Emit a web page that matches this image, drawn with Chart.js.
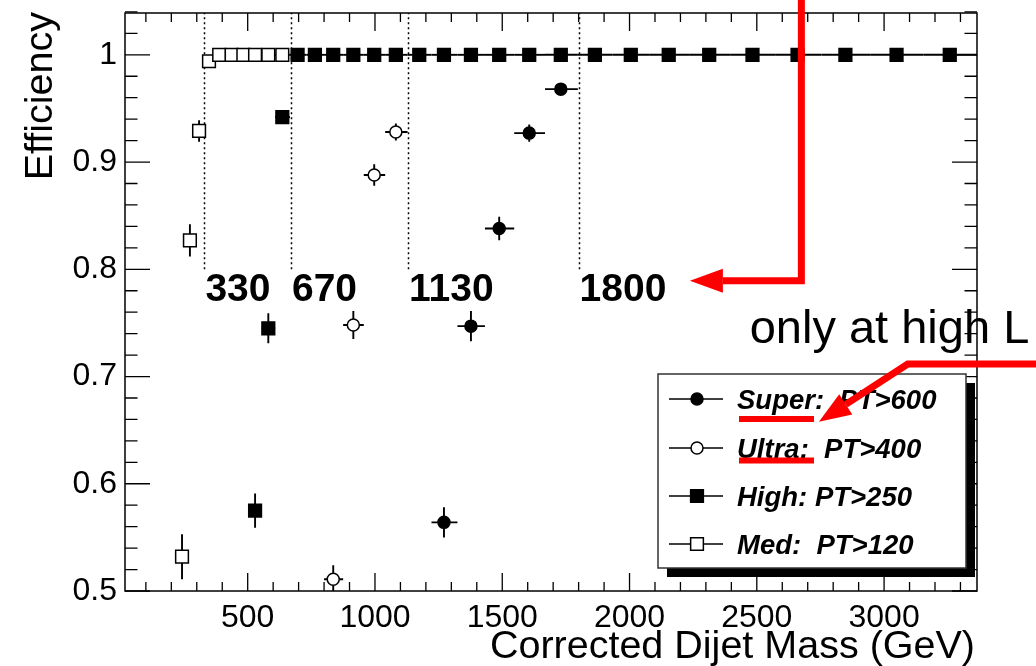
<!DOCTYPE html>
<html>
<head>
<meta charset="utf-8">
<script src="https://cdn.jsdelivr.net/npm/chart.js@4.4.0/dist/chart.umd.min.js"></script>
<style>
  html, body { margin: 0; padding: 0; background: #fff; }
</style>
</head>
<body>
<canvas id="eff" width="1036" height="666"></canvas>
<script>
// Dijet mass binning (GeV)
const massBins = [242, 273, 309, 348, 388, 437, 483, 529, 581, 636, 696, 764, 836, 915, 997,
  1082, 1174, 1271, 1377, 1488, 1606, 1730, 1864, 2005, 2154, 2313, 2483, 2660, 2848, 3049, 3258];
const binEdges = [227, 257, 291, 328, 368, 412, 460, 506, 555, 608, 666, 730, 800, 875, 956, 1040,
  1128, 1222, 1324, 1432, 1547, 1668, 1797, 1934, 2080, 2234, 2398, 2572, 2754, 2948, 3154, 3365];

// trigger efficiencies
const superMass = [1271, 1377, 1488, 1606, 1730];
const superEff  = [0.564, 0.747, 0.838, 0.927, 0.968];
const superErr  = [0.014, 0.014, 0.011, 0.008, 0.005];

const ultraMass = [836, 915, 997, 1082];
const ultraEff  = [0.511, 0.748, 0.888, 0.928];
const ultraErr  = [0.013, 0.013, 0.010, 0.008];

const highMass = [529, 581, 636, 696, 764, 836, 915, 997, 1082, 1174, 1271, 1377, 1488, 1606,
  1730, 1864, 2005, 2154, 2313, 2483, 2660, 2848, 3049, 3258];
const highEff  = [0.575, 0.745, 0.942, 1, 1, 1, 1, 1, 1, 1, 1, 1, 1, 1, 1, 1, 1, 1, 1, 1, 1, 1, 1, 1];
const highErr  = [0.016, 0.014, 0.006, 0, 0, 0, 0, 0, 0, 0, 0, 0, 0, 0, 0, 0, 0, 0, 0, 0, 0, 0, 0, 0];

const medMass = [242, 273, 309, 348, 388, 437, 483, 529, 581, 636];
const medEff  = [0.532, 0.827, 0.929, 0.994, 1, 1, 1, 1, 1, 1];
const medErr  = [0.021, 0.015, 0.010, 0.004, 0, 0, 0, 0, 0, 0];

const seriesLabels = ['Super:  PT>600', 'Ultra:  PT>400', 'High: PT>250', 'Med:  PT>120'];
const xTicks = [500, 1000, 1500, 2000, 2500, 3000];
const yTicks = [0.5, 0.6, 0.7, 0.8, 0.9, 1];
const cutMasses = [330, 670, 1130, 1800];

const FONT = '"Liberation Sans", Arial, Helvetica, sans-serif';

function points(mass, eff, err) {
  return mass.map((m, i) => {
    const b = massBins.indexOf(m);
    return { x: m, y: eff[i], e: err[i], xl: binEdges[b], xh: binEdges[b + 1] };
  });
}

const markers = [
  { pointStyle: 'circle', pointRadius: 6, pointBackgroundColor: '#000' },
  { pointStyle: 'circle', pointRadius: 6, pointBackgroundColor: '#fff' },
  { pointStyle: 'rect', pointRadius: 9, pointBackgroundColor: '#000' },
  { pointStyle: 'rect', pointRadius: 9, pointBackgroundColor: '#fff' }
];

function arrow(ctx, pts, head, half) {
  const n = pts.length;
  const [tx, ty] = pts[n - 1];
  const [px, py] = pts[n - 2];
  const ang = Math.atan2(ty - py, tx - px);
  const bx = tx - head * Math.cos(ang), by = ty - head * Math.sin(ang);
  ctx.beginPath();
  ctx.moveTo(pts[0][0], pts[0][1]);
  for (let i = 1; i < n - 1; i++) ctx.lineTo(pts[i][0], pts[i][1]);
  ctx.lineTo(bx, by);
  ctx.stroke();
  ctx.beginPath();
  ctx.moveTo(tx, ty);
  ctx.lineTo(bx + half * Math.sin(ang), by - half * Math.cos(ang));
  ctx.lineTo(bx - half * Math.sin(ang), by + half * Math.cos(ang));
  ctx.closePath();
  ctx.fill();
}

const rootStyle = {
  id: 'rootStyle',
  beforeDatasetsDraw(chart) {
    const { ctx, chartArea: a, scales: { x, y } } = chart;
    ctx.save();
    ctx.beginPath();
    ctx.rect(a.left, a.top, a.right - a.left, a.bottom - a.top);
    ctx.clip();

    // dotted trigger thresholds
    ctx.strokeStyle = '#000';
    ctx.lineWidth = 1.5;
    ctx.setLineDash([2, 3]);
    cutMasses.forEach(m => {
      const px = Math.round(x.getPixelForValue(m)) + 0.5;
      ctx.beginPath();
      ctx.moveTo(px, y.getPixelForValue(0.8));
      ctx.lineTo(px, a.top);
      ctx.stroke();
    });
    ctx.setLineDash([]);

    // error bars
    ctx.lineWidth = 1.9;
    chart.data.datasets.forEach(ds => {
      ds.data.forEach(p => {
        const px = x.getPixelForValue(p.x), py = y.getPixelForValue(p.y);
        ctx.beginPath();
        ctx.moveTo(x.getPixelForValue(p.xl), py);
        ctx.lineTo(x.getPixelForValue(p.xh), py);
        if (p.e > 0) {
          ctx.moveTo(px, y.getPixelForValue(p.y - p.e));
          ctx.lineTo(px, y.getPixelForValue(p.y + p.e));
        }
        ctx.stroke();
      });
    });
    ctx.restore();
  },
  afterDraw(chart) {
    const { ctx, chartArea: a, scales: { x, y } } = chart;
    ctx.save();

    // frame + ticks on all four sides
    ctx.strokeStyle = '#000';
    ctx.lineWidth = 1.5;
    ctx.strokeRect(a.left, a.top, a.right - a.left, a.bottom - a.top);
    ctx.lineWidth = 1.3;
    ctx.beginPath();
    for (let v = 100; v <= 3300; v += 100) {
      const px = x.getPixelForValue(v);
      const len = v % 500 === 0 ? 18 : 9;
      ctx.moveTo(px, a.bottom); ctx.lineTo(px, a.bottom - len);
      ctx.moveTo(px, a.top); ctx.lineTo(px, a.top + len);
    }
    for (let k = 0; k <= 27; k++) {
      const v = 0.5 + k * 0.02;
      const py = y.getPixelForValue(v);
      const len = k % 5 === 0 ? 25 : 12.5;
      ctx.moveTo(a.left, py); ctx.lineTo(a.left + len, py);
      ctx.moveTo(a.right, py); ctx.lineTo(a.right - len, py);
    }
    ctx.stroke();

    // axis titles
    ctx.fillStyle = '#000';
    ctx.font = '39.5px ' + FONT;
    ctx.textAlign = 'right';
    ctx.textBaseline = 'alphabetic';
    ctx.fillText('Corrected Dijet Mass (GeV)', a.right - 2, 658);
    ctx.save();
    ctx.translate(52, 12);
    ctx.rotate(-Math.PI / 2);
    ctx.fillText('Efficiency', 0, 0);
    ctx.restore();

    // threshold labels
    ctx.font = 'bold 39px ' + FONT;
    ctx.textAlign = 'left';
    cutMasses.forEach(m => {
      ctx.fillText(String(m), x.getPixelForValue(m) + 1, y.getPixelForValue(0.7703));
    });

    // annotation text
    ctx.font = '47px ' + FONT;
    ctx.fillText('only at high L', x.getPixelForValue(2472), y.getPixelForValue(0.731));

    // legend with shadow
    const L = { x: 658, y: 374, w: 308, h: 194 };
    ctx.fillStyle = '#000';
    ctx.fillRect(L.x + 9, L.y + 9, L.w, L.h);
    ctx.fillStyle = '#fff';
    ctx.fillRect(L.x, L.y, L.w, L.h);
    ctx.strokeStyle = '#333';
    ctx.lineWidth = 1.5;
    ctx.strokeRect(L.x, L.y, L.w, L.h);
    const rows = [399, 448, 496, 544];
    chart.data.datasets.forEach((ds, i) => {
      const ry = rows[i];
      ctx.strokeStyle = '#000';
      ctx.lineWidth = 1.5;
      ctx.beginPath();
      ctx.moveTo(669, ry); ctx.lineTo(723, ry);
      ctx.stroke();
      ctx.fillStyle = ds.pointBackgroundColor;
      Chart.helpers.drawPoint(ctx, { pointStyle: ds.pointStyle, radius: ds.pointRadius, rotation: 0, borderWidth: 1.5 }, 697, ry);
      ctx.fillStyle = '#000';
      ctx.font = 'italic bold 27.5px ' + FONT;
      ctx.textAlign = 'left';
      ctx.fillText(ds.label, 737, ry + 10);
    });

    // red highlights
    ctx.fillStyle = '#ff0000';
    ctx.fillRect(739, 416, 75, 6);
    ctx.fillRect(739, 457.5, 75, 6);
    ctx.strokeStyle = '#ff0000';
    ctx.lineWidth = 7;
    ctx.lineJoin = 'miter';
    const P = (mx, ey) => [x.getPixelForValue(mx), y.getPixelForValue(ey)];
    arrow(ctx, [P(2675, 1.06), P(2675, 0.7894), P(2237, 0.7894)], 33, 12);
    arrow(ctx, [P(3700, 0.7116), P(3093, 0.7116), P(2744, 0.6578)], 32, 12);
    ctx.restore();
  }
};

new Chart(document.getElementById('eff'), {
  type: 'scatter',
  data: {
    datasets: [
      { label: seriesLabels[0], data: points(superMass, superEff, superErr), order: 4, ...markers[0] },
      { label: seriesLabels[1], data: points(ultraMass, ultraEff, ultraErr), order: 3, ...markers[1] },
      { label: seriesLabels[2], data: points(highMass, highEff, highErr), order: 2, ...markers[2] },
      { label: seriesLabels[3], data: points(medMass, medEff, medErr), order: 1, ...markers[3] }
    ].map(ds => Object.assign(ds, { borderColor: '#000', pointBorderColor: '#000', pointBorderWidth: 1.5, showLine: false }))
  },
  options: {
    responsive: false,
    animation: false,
    events: [],
    layout: { padding: { top: 13, right: 59, left: 0, bottom: 0 } },
    plugins: { legend: { display: false }, tooltip: { enabled: false } },
    scales: {
      x: {
        type: 'linear',
        position: 'bottom',
        min: 18,
        max: 3365,
        grid: { display: false, drawTicks: false },
        border: { display: false },
        afterBuildTicks: s => { s.ticks = xTicks.map(v => ({ value: v })); },
        afterFit: s => { s.height = 75; s.paddingLeft = 0; s.paddingRight = 0; },
        ticks: { color: '#000', font: { family: FONT, size: 32 }, padding: 8, maxRotation: 0, autoSkip: false, callback: v => String(v) }
      },
      y: {
        type: 'linear',
        min: 0.5,
        max: 1.039,
        grid: { display: false, drawTicks: false },
        border: { display: false },
        afterBuildTicks: s => { s.ticks = yTicks.map(v => ({ value: v })); },
        afterFit: s => { s.width = 125; s.paddingTop = 0; s.paddingBottom = 0; },
        ticks: { color: '#000', font: { family: FONT, size: 32 }, padding: 8, callback: v => String(v) }
      }
    }
  },
  plugins: [rootStyle]
});
</script>
</body>
</html>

---+---

TASK OBJECTIVE →
Up to and including the line containing "2948, 3154, 3365];", repeat every line from the start of the data, but none of the pictures.

EXERCISE OUTPUT →
Emit a web page that matches this image, drawn with Chart.js.
<!DOCTYPE html>
<html>
<head>
<meta charset="utf-8">
<script src="https://cdn.jsdelivr.net/npm/chart.js@4.4.0/dist/chart.umd.min.js"></script>
<style>
  html, body { margin: 0; padding: 0; background: #fff; }
</style>
</head>
<body>
<canvas id="eff" width="1036" height="666"></canvas>
<script>
// Dijet mass binning (GeV)
const massBins = [242, 273, 309, 348, 388, 437, 483, 529, 581, 636, 696, 764, 836, 915, 997,
  1082, 1174, 1271, 1377, 1488, 1606, 1730, 1864, 2005, 2154, 2313, 2483, 2660, 2848, 3049, 3258];
const binEdges = [227, 257, 291, 328, 368, 412, 460, 506, 555, 608, 666, 730, 800, 875, 956, 1040,
  1128, 1222, 1324, 1432, 1547, 1668, 1797, 1934, 2080, 2234, 2398, 2572, 2754, 2948, 3154, 3365];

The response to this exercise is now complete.